# SOURCE EXCERPT:
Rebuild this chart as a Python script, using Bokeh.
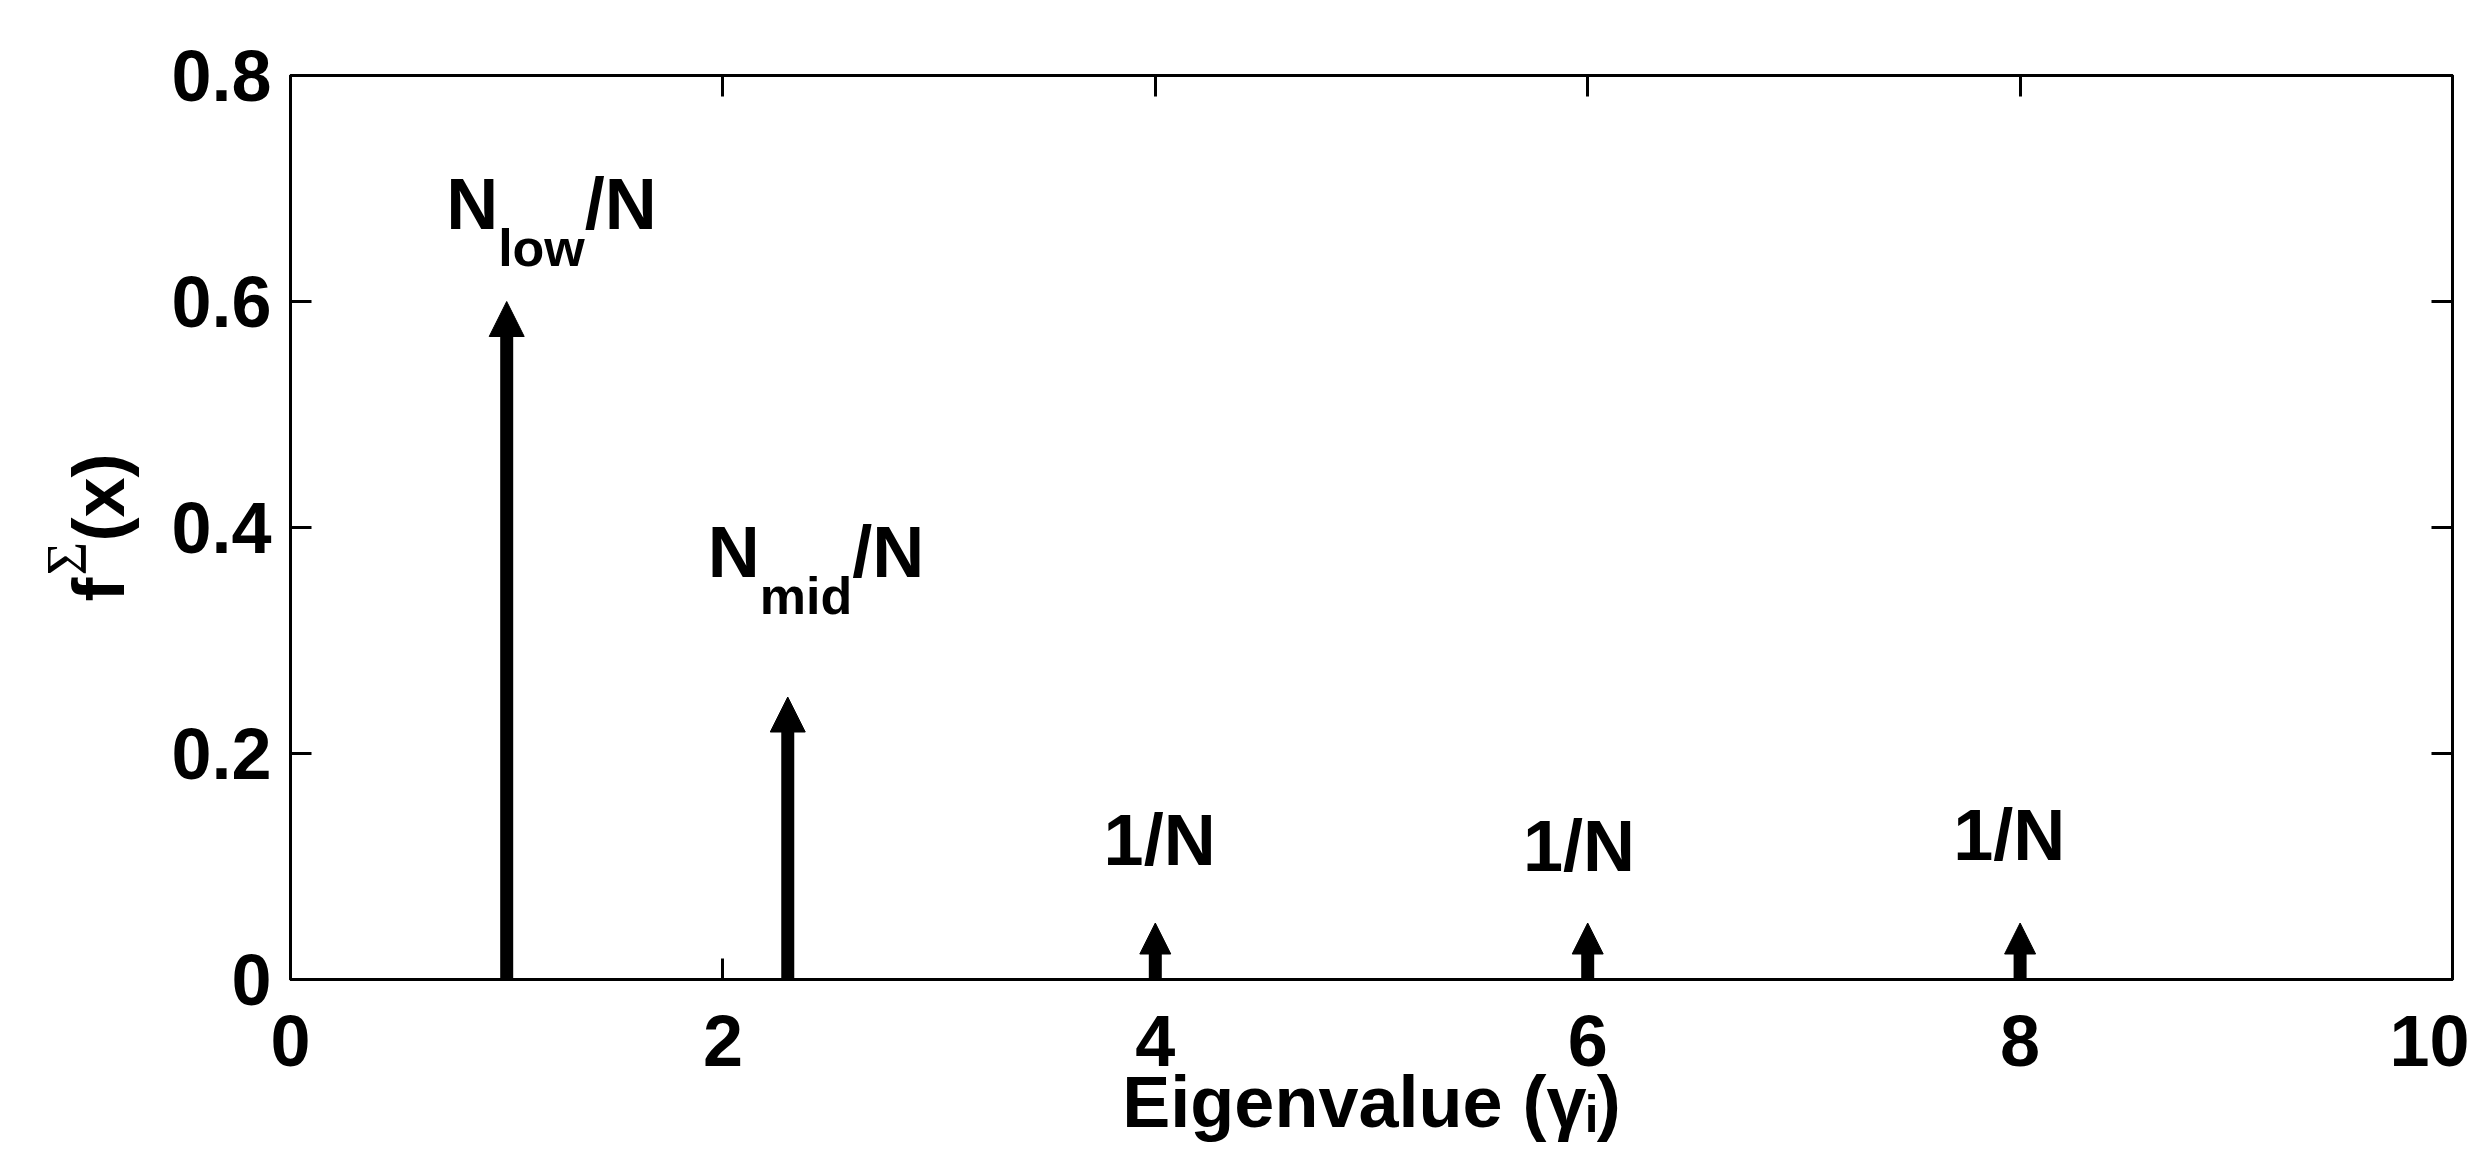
from bokeh.plotting import figure
from bokeh.models import (Range1d, FixedTicker, LinearAxis, Label, Arrow,
                          NormalHead, ColumnDataSource, Title)
from bokeh.embed import file_html
from bokeh.resources import INLINE

# ---------------- data ----------------
peak_x = [1.0, 2.3]            # eigenvalue positions of the two big spikes
peak_y = [0.60, 0.25]          # N_low/N, N_mid/N
unit_x = [4.0, 6.0, 8.0]       # isolated eigenvalues
unit_y = [0.05, 0.05, 0.05]    # 1/N

frac_label_x = [0.72, 1.93]
frac_label_y = [0.662, 0.354]
frac_label_sub = ["low", "mid"]

unit_label_x = [4.02, 5.96, 7.95]
unit_label_y = [0.100, 0.094, 0.104]
unit_label_text = ["1/N", "1/N", "1/N"]

x_ticks = [0, 2, 4, 6, 8, 10]
x_tick_labels = ["0", "2", "4", "6", "8", "10"]
y_ticks = [0, 0.2, 0.4, 0.6, 0.8]
y_tick_labels = ["0", "0.2", "0.4", "0.6", "0.8"]

x_axis_label = "Eigenvalue (\u03b3\u1d62)"
y_axis_label = "f\u2002(x)"          # gap is filled by the superscript below
y_axis_sup = "\u03a3"

# ---------------- style ----------------
SANS = "Liberation Sans"
SERIF = "Liberation Serif"
MAIN = 72
SUB = 52
W, H = 2469, 1149
BASE_SHIFT = 0.375   # label anchor sits this many em above the glyph baseline
# Arial/Liberation Sans Bold advance widths (em)
ADV = {"N": .722, "l": .278, "o": .611, "w": .778, "m": .889, "i": .278,
       "d": .611, "/": .278, "f": .333, "(": .333, "x": .556, ")": .333,
       "1": .556}


def tw(s, size):
    return sum(ADV.get(c, .6) for c in s) * size


p = figure(width=W, height=H, output_backend="svg", toolbar_location=None,
           x_range=Range1d(0, 10), y_range=Range1d(0, 0.8),
           min_border_left=290, min_border_right=17, min_border_top=75,
           min_border_bottom=170)
p.background_fill_color = "white"
p.border_fill_color = "white"
p.grid.visible = False
p.outline_line_color = "black"
p.outline_line_width = 3

bottom_axis = p.below[0]
left_axis = p.left[0]
bottom_axis.ticker = FixedTicker(ticks=x_ticks)
left_axis.ticker = FixedTicker(ticks=y_ticks)
bottom_axis.major_label_overrides = {t: l for t, l in zip(x_ticks, x_tick_labels)}
left_axis.major_label_overrides = {t: l for t, l in zip(y_ticks, y_tick_labels)}

top_axis = LinearAxis(ticker=FixedTicker(ticks=x_ticks))
right_axis = LinearAxis(ticker=FixedTicker(ticks=y_ticks))
p.add_layout(top_axis, "above")
p.add_layout(right_axis, "right")

for ax in [bottom_axis, left_axis, top_axis, right_axis]:
    ax.axis_line_color = "black"
    ax.axis_line_width = 3
    ax.major_tick_line_color = "black"
    ax.major_tick_line_width = 3
    ax.major_tick_in = 21
    ax.major_tick_out = 0
    ax.minor_tick_line_color = None
    ax.major_label_text_font = SANS
    ax.major_label_text_font_style = "bold"
    ax.major_label_text_font_size = f"{MAIN}px"
    ax.major_label_text_color = "black"
    ax.axis_label_text_font = SANS
    ax.axis_label_text_font_style = "bold"
    ax.axis_label_text_font_size = f"{MAIN}px"
    ax.axis_label_text_color = "black"

for ax in [top_axis, right_axis]:
    ax.major_label_text_font_size = "0px"
    ax.major_label_standoff = 0
    ax.major_label_text_color = None

left_axis.major_label_standoff = 19
bottom_axis.major_label_standoff = 36

bottom_axis.axis_label = x_axis_label
bottom_axis.axis_label_standoff = -7
left_axis.axis_label = y_axis_label
left_axis.axis_label_standoff = 29

# superscript Σ of the y label, in its own side panel pulled back over the axis label
p.add_layout(Title(text=y_axis_sup, align="left", vertical_align="bottom",
                   offset=404, standoff=-85, text_font=SERIF,
                   text_font_style="normal", text_font_size="58px",
                   text_color="black"), "left")

# ---------------- arrows ----------------
big_src = ColumnDataSource(dict(x=peak_x, y0=[0] * len(peak_x), y1=peak_y))
small_src = ColumnDataSource(dict(x=unit_x, y0=[0] * len(unit_x), y1=unit_y))
p.add_layout(Arrow(source=big_src, x_start="x", y_start="y0", x_end="x", y_end="y1",
                   line_width=13, line_color="black",
                   end=NormalHead(size=35, fill_color="black", line_color="black", line_width=1)))
p.add_layout(Arrow(source=small_src, x_start="x", y_start="y0", x_end="x", y_end="y1",
                   line_width=13, line_color="black",
                   end=NormalHead(size=31, fill_color="black", line_color="black", line_width=1)))


def lab(x, y, text, size, dx=0, dy=0, align="left"):
    p.add_layout(Label(x=x, y=y, text=text, x_offset=dx,
                       y_offset=dy + BASE_SHIFT * size,
                       text_font=SANS, text_font_style="bold",
                       text_font_size=f"{size}px", text_color="black",
                       text_align=align, text_baseline="alphabetic"))


# N_low/N and N_mid/N
for lx, ly, sub in zip(frac_label_x, frac_label_y, frac_label_sub):
    w_n = tw("N", MAIN)
    lab(lx, ly, "N", MAIN)
    lab(lx, ly, sub, SUB, dx=w_n, dy=-36)
    lab(lx, ly, "/N", MAIN, dx=w_n + tw(sub, SUB))

# 1/N labels
for lx, ly, t in zip(unit_label_x, unit_label_y, unit_label_text):
    lab(lx, ly, t, MAIN, align="center")

open("out.html", "w").write(file_html(p, INLINE))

# THE REQUEST:
Pictures are excluded; output everything else in the data verbatim.

# COMPLETE ANSWER:
Rebuild this chart as a Python script, using Bokeh.
from bokeh.plotting import figure
from bokeh.models import (Range1d, FixedTicker, LinearAxis, Label, Arrow,
                          NormalHead, ColumnDataSource, Title)
from bokeh.embed import file_html
from bokeh.resources import INLINE

# ---------------- data ----------------
peak_x = [1.0, 2.3]            # eigenvalue positions of the two big spikes
peak_y = [0.60, 0.25]          # N_low/N, N_mid/N
unit_x = [4.0, 6.0, 8.0]       # isolated eigenvalues
unit_y = [0.05, 0.05, 0.05]    # 1/N

frac_label_x = [0.72, 1.93]
frac_label_y = [0.662, 0.354]
frac_label_sub = ["low", "mid"]

unit_label_x = [4.02, 5.96, 7.95]
unit_label_y = [0.100, 0.094, 0.104]
unit_label_text = ["1/N", "1/N", "1/N"]

x_ticks = [0, 2, 4, 6, 8, 10]
x_tick_labels = ["0", "2", "4", "6", "8", "10"]
y_ticks = [0, 0.2, 0.4, 0.6, 0.8]
y_tick_labels = ["0", "0.2", "0.4", "0.6", "0.8"]

x_axis_label = "Eigenvalue (\u03b3\u1d62)"
y_axis_label = "f\u2002(x)"          # gap is filled by the superscript below
y_axis_sup = "\u03a3"

# ---------------- style ----------------
SANS = "Liberation Sans"
SERIF = "Liberation Serif"
MAIN = 72
SUB = 52
W, H = 2469, 1149
BASE_SHIFT = 0.375   # label anchor sits this many em above the glyph baseline
# Arial/Liberation Sans Bold advance widths (em)
ADV = {"N": .722, "l": .278, "o": .611, "w": .778, "m": .889, "i": .278,
       "d": .611, "/": .278, "f": .333, "(": .333, "x": .556, ")": .333,
       "1": .556}


def tw(s, size):
    return sum(ADV.get(c, .6) for c in s) * size


p = figure(width=W, height=H, output_backend="svg", toolbar_location=None,
           x_range=Range1d(0, 10), y_range=Range1d(0, 0.8),
           min_border_left=290, min_border_right=17, min_border_top=75,
           min_border_bottom=170)
p.background_fill_color = "white"
p.border_fill_color = "white"
p.grid.visible = False
p.outline_line_color = "black"
p.outline_line_width = 3

bottom_axis = p.below[0]
left_axis = p.left[0]
bottom_axis.ticker = FixedTicker(ticks=x_ticks)
left_axis.ticker = FixedTicker(ticks=y_ticks)
bottom_axis.major_label_overrides = {t: l for t, l in zip(x_ticks, x_tick_labels)}
left_axis.major_label_overrides = {t: l for t, l in zip(y_ticks, y_tick_labels)}

top_axis = LinearAxis(ticker=FixedTicker(ticks=x_ticks))
right_axis = LinearAxis(ticker=FixedTicker(ticks=y_ticks))
p.add_layout(top_axis, "above")
p.add_layout(right_axis, "right")

for ax in [bottom_axis, left_axis, top_axis, right_axis]:
    ax.axis_line_color = "black"
    ax.axis_line_width = 3
    ax.major_tick_line_color = "black"
    ax.major_tick_line_width = 3
    ax.major_tick_in = 21
    ax.major_tick_out = 0
    ax.minor_tick_line_color = None
    ax.major_label_text_font = SANS
    ax.major_label_text_font_style = "bold"
    ax.major_label_text_font_size = f"{MAIN}px"
    ax.major_label_text_color = "black"
    ax.axis_label_text_font = SANS
    ax.axis_label_text_font_style = "bold"
    ax.axis_label_text_font_size = f"{MAIN}px"
    ax.axis_label_text_color = "black"

for ax in [top_axis, right_axis]:
    ax.major_label_text_font_size = "0px"
    ax.major_label_standoff = 0
    ax.major_label_text_color = None

left_axis.major_label_standoff = 19
bottom_axis.major_label_standoff = 36

bottom_axis.axis_label = x_axis_label
bottom_axis.axis_label_standoff = -7
left_axis.axis_label = y_axis_label
left_axis.axis_label_standoff = 29

# superscript Σ of the y label, in its own side panel pulled back over the axis label
p.add_layout(Title(text=y_axis_sup, align="left", vertical_align="bottom",
                   offset=404, standoff=-85, text_font=SERIF,
                   text_font_style="normal", text_font_size="58px",
                   text_color="black"), "left")

# ---------------- arrows ----------------
big_src = ColumnDataSource(dict(x=peak_x, y0=[0] * len(peak_x), y1=peak_y))
small_src = ColumnDataSource(dict(x=unit_x, y0=[0] * len(unit_x), y1=unit_y))
p.add_layout(Arrow(source=big_src, x_start="x", y_start="y0", x_end="x", y_end="y1",
                   line_width=13, line_color="black",
                   end=NormalHead(size=35, fill_color="black", line_color="black", line_width=1)))
p.add_layout(Arrow(source=small_src, x_start="x", y_start="y0", x_end="x", y_end="y1",
                   line_width=13, line_color="black",
                   end=NormalHead(size=31, fill_color="black", line_color="black", line_width=1)))


def lab(x, y, text, size, dx=0, dy=0, align="left"):
    p.add_layout(Label(x=x, y=y, text=text, x_offset=dx,
                       y_offset=dy + BASE_SHIFT * size,
                       text_font=SANS, text_font_style="bold",
                       text_font_size=f"{size}px", text_color="black",
                       text_align=align, text_baseline="alphabetic"))


# N_low/N and N_mid/N
for lx, ly, sub in zip(frac_label_x, frac_label_y, frac_label_sub):
    w_n = tw("N", MAIN)
    lab(lx, ly, "N", MAIN)
    lab(lx, ly, sub, SUB, dx=w_n, dy=-36)
    lab(lx, ly, "/N", MAIN, dx=w_n + tw(sub, SUB))

# 1/N labels
for lx, ly, t in zip(unit_label_x, unit_label_y, unit_label_text):
    lab(lx, ly, t, MAIN, align="center")

open("out.html", "w").write(file_html(p, INLINE))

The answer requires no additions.